The Looming State Budget Crisis

States and local governments cannot rely on the Federal Reserve to print money. As they face financial difficulties not seen since the 1930s, this is significant. We see the consequence of this difference on display daily in the sovereign bond market; the United States and the United Kingdom have exceptionally low long-term interest rates despite large budget gaps while equally large budget gaps in Spain and Greece have been rewarded with crisis.

Last night 60 Minutes broadcast a must-see segment highlighting the state and local government crisis to come with pointed commentary from Meredith Whitney, the bank analysts and financial advisor, and Chris Christie, the Republican governor of New Jersey. The story they tell is very complicated involving numerous topics: jobs, stimulus, budget deficits, pensions, unions, municipal bonds and even bailouts or double dip.  The 13 minute video is below followed by a few comments.

Credit Writedowns has been writing about this problem for some time. See our posts under the tag "local government". One of the first posts in March 2008 titled "State and local governments: budget cuts likely" outlined how revenue shortfalls due to the housing bust would mandate budget cuts for states where balanced budget mandates are the rule, not the exception.

The question then becomes: what can we expect as taxpayers in terms of services for our hard-earned tax dollars?

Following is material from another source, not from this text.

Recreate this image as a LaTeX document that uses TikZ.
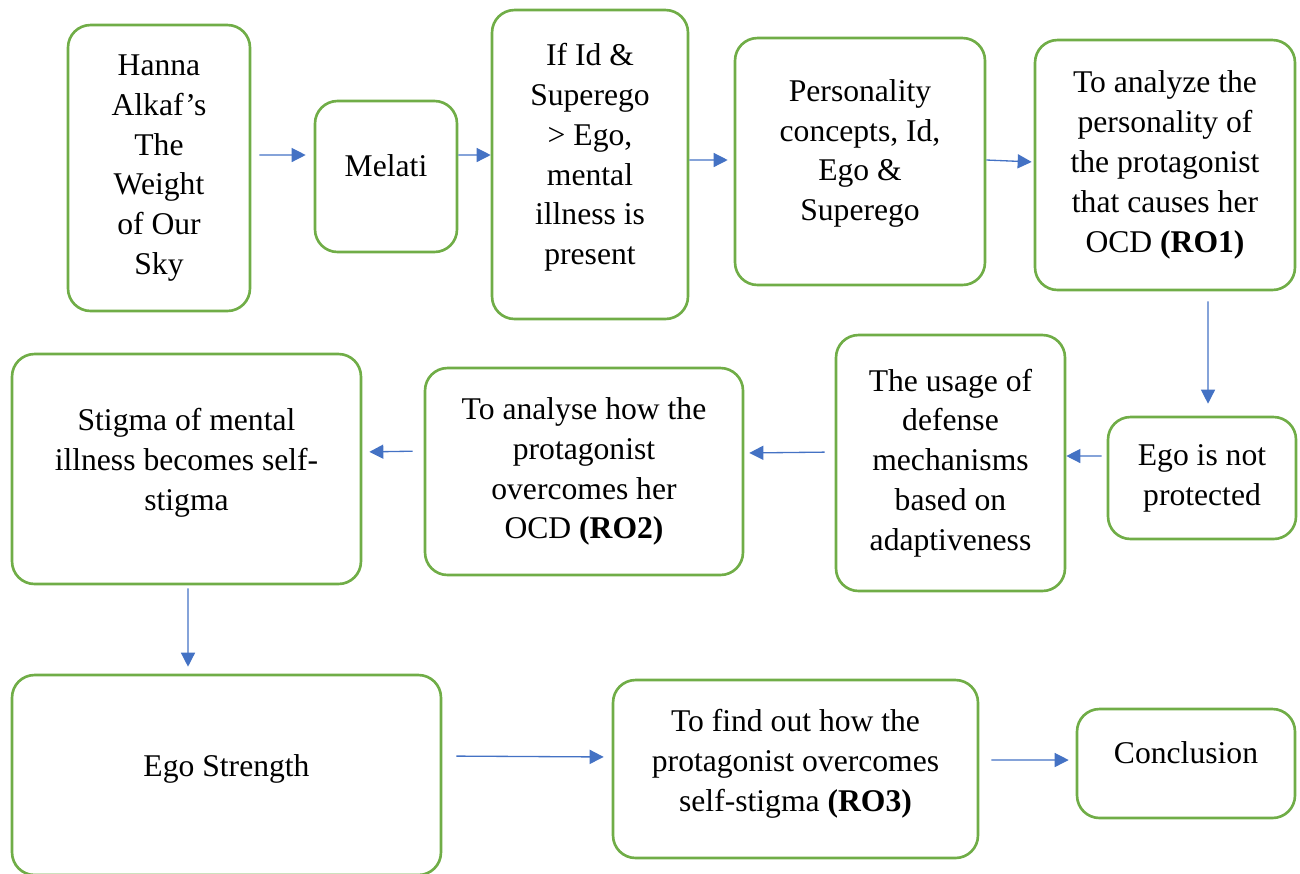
\documentclass[tikz,border=0pt]{standalone}
\usepackage{fontspec}
\setmainfont{Liberation Serif}
\usetikzlibrary{arrows.meta}
\definecolor{boxgreen}{HTML}{70AD47}
\definecolor{arrowblue}{HTML}{4472C4}
\tikzset{
	stepbox/.style={draw=boxgreen,line width=1.5pt,rounded corners=0.45cm,align=center,
		font=\fontsize{18pt}{22.7pt}\selectfont},
	flow/.style={draw=arrowblue,line width=0.75pt,-{Triangle[length=8pt,width=8pt]}}
}
\begin{document}
\begin{tikzpicture}[x=0.02cm,y=-0.02cm]
	\useasboundingbox (0,0) rectangle (1300,873);
	% first row
	\node[stepbox,minimum width=3.64cm,minimum height=5.72cm] (hanna) at (159,168) {Hanna\\Alkaf’s\\The\\Weight\\of Our\\Sky};
	\node[stepbox,minimum width=2.84cm,minimum height=3.02cm,text depth=0.44cm] (melati) at (386,176.5) {Melati};
	\node[stepbox,minimum width=3.92cm,minimum height=6.18cm,text depth=0.42cm] (ifid) at (590,164.5) {If Id \&\\Superego\\> Ego,\\mental\\illness is\\present};
	\node[stepbox,minimum width=5cm,minimum height=4.94cm,text depth=0.46cm] (concepts) at (860,161.5) {Personality\\concepts, Id,\\Ego \&\\Superego};
	\node[stepbox,minimum width=5.2cm,minimum height=5cm] (ro1) at (1165,165) {To analyze the\\personality of\\the protagonist\\that causes her\\OCD \textbf{(RO1)}};
	% second row, right to left
	\node[stepbox,minimum width=3.76cm,minimum height=2.44cm] (egonot) at (1202,478) {Ego is not\\protected};
	\node[stepbox,minimum width=4.58cm,minimum height=5.12cm] (usage) at (950.5,463) {The usage of\\defense\\mechanisms\\based on\\adaptiveness};
	\node[stepbox,minimum width=6.36cm,minimum height=4.14cm] (ro2) at (584,471.5) {To analyse how the\\protagonist\\overcomes her\\OCD \textbf{(RO2)}};
	\node[stepbox,minimum width=6.98cm,minimum height=4.6cm,text depth=0.38cm] (stigma) at (186.5,469) {Stigma of mental\\illness becomes self-\\stigma};
	% third row
	\node[stepbox,minimum width=8.58cm,minimum height=4cm,text depth=0.38cm] (strength) at (226.5,775) {Ego Strength};
	\node[stepbox,minimum width=7.3cm,minimum height=3.56cm,text depth=0.34cm] (ro3) at (795.5,769) {To find out how the\\protagonist overcomes\\self-stigma \textbf{(RO3)}};
	\node[stepbox,minimum width=4.36cm,minimum height=2.18cm,text depth=0.44cm] (conclusion) at (1186,763.5) {Conclusion};
	% connectors
	\draw[flow,shorten <=0.16cm,shorten >=0.16cm] ([yshift=0.26cm]hanna.east) -- ([yshift=0.43cm]melati.west);
	\draw[flow] ([yshift=0.43cm]melati.east) -- ([yshift=0.19cm]ifid.west);
	\draw[flow,shorten >=0.12cm] ([yshift=0.09cm]ifid.east) -- ([yshift=0.03cm]concepts.west);
	\draw[flow,shorten >=0.04cm] ([yshift=0.03cm]concepts.east) -- ([yshift=0.06cm]ro1.west);
	\draw[flow,shorten <=0.2cm,shorten >=0.24cm] ([xshift=0.86cm]ro1.south) -- ([xshift=0.12cm]egonot.north);
	\draw[flow,shorten <=0.1cm] ([yshift=0.44cm]egonot.west) -- ([yshift=0.14cm]usage.east);
	\draw[flow,shorten <=0.2cm,shorten >=0.1cm] ([yshift=0.22cm]usage.west) -- ([yshift=0.37cm]ro2.east);
	\draw[flow,shorten <=0.22cm,shorten >=0.14cm] ([yshift=0.41cm]ro2.west) -- ([yshift=0.34cm]stigma.east);
	\draw[flow,shorten <=0.06cm,shorten >=0.14cm] ([xshift=0.03cm]stigma.south) -- ([xshift=-0.77cm]strength.north);
	\draw[flow,shorten <=0.28cm,shorten >=0.16cm] ([yshift=0.38cm]strength.east) -- ([yshift=0.24cm]ro3.west);
	\draw[flow,shorten <=0.24cm,shorten >=0.14cm] ([yshift=0.18cm]ro3.east) -- ([yshift=0.07cm]conclusion.west);
\end{tikzpicture}
\end{document}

Charles Hugh Smith has an excellent blog on this very topic. My understanding is that much of the State and local budget is mandated and hard to cut. Therefore, cuts will occur in areas of greatest leverage: infrastructure — both human and transportation. It is a safe bet that we will get less in infrastructure and education, in particular. After incidents like the Minneapolis bridge collapse, we all know that our governments have continued to under-invest in infrastructure despite boom times. Now that revenue for local and state governments has fallen, it is to be expected that infrastructure projects will be even less likely going forward.

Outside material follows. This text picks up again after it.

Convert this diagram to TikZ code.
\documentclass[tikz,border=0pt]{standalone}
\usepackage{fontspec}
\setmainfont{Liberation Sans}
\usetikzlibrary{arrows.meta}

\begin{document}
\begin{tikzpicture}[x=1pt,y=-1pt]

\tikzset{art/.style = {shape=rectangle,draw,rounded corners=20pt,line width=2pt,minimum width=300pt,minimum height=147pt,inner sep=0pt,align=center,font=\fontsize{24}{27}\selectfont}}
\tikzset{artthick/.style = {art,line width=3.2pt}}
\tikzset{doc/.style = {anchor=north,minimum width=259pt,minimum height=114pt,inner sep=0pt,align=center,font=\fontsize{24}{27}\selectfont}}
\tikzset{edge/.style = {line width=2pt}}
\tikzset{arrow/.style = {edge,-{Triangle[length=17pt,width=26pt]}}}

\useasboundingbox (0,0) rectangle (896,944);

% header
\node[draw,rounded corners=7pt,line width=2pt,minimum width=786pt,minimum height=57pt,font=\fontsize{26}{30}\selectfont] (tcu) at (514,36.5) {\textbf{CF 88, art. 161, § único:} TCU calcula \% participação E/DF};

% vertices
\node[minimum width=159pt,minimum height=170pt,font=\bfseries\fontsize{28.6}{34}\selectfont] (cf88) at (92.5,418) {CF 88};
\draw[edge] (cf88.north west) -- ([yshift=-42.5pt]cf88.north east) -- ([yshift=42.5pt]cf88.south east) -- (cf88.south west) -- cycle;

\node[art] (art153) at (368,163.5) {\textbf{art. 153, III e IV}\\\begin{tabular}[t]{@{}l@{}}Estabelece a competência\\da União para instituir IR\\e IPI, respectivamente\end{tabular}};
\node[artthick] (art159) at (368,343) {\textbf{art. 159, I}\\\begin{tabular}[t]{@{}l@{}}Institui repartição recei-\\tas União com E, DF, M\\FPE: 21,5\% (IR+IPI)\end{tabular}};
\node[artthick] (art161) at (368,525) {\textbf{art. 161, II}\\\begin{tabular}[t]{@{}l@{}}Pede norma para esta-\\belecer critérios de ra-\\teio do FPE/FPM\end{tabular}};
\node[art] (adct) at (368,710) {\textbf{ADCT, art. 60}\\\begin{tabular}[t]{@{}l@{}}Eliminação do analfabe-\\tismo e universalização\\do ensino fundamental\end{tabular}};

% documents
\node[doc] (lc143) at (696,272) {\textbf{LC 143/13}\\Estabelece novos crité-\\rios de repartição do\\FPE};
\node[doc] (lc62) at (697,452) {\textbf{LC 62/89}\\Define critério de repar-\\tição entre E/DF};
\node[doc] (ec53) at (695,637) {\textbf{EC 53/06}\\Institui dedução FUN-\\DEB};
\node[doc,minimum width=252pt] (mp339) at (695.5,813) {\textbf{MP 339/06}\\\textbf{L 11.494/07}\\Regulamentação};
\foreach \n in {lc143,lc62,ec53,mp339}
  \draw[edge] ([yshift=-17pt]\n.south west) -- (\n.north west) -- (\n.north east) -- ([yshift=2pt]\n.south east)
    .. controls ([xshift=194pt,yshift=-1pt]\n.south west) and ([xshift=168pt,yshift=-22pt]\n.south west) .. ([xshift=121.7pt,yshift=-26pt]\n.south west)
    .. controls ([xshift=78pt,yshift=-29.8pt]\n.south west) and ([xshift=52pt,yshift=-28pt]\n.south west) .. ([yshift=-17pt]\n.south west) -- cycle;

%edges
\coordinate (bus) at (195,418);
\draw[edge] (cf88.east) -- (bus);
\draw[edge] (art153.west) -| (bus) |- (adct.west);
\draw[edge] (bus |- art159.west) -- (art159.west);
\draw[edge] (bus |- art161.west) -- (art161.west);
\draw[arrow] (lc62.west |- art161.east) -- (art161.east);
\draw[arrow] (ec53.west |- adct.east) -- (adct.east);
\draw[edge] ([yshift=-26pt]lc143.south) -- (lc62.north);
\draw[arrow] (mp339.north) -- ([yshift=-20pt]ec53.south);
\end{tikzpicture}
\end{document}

I expect many municipalities to enter bankruptcy. Others will be forced to make major cuts to stay viable and avoid bankruptcies. So, a likely outgrowth of the housing bubble is a decaying infrastructure and poor education. For those of us who can think of historical parallels, the United Kingdom after World War II is an apt one. There, decades-long under-investment after the crippling war left the country’s roadways and education system in a shambles from which it is still recovering over 60 years later. It wasn’t called the ‘Sick Man of Europe’ for nothing.

Also see "Are munis the next shoe to drop?" from April 2010 based on a post by Rick Bookstaber. Regarding risks in the muni market, I think Rick has this right. Federal stimulus has put the day of reckoning off and QE3 using municipal bonds may well do as well. But eventually, the cuts – and the defaults – are coming.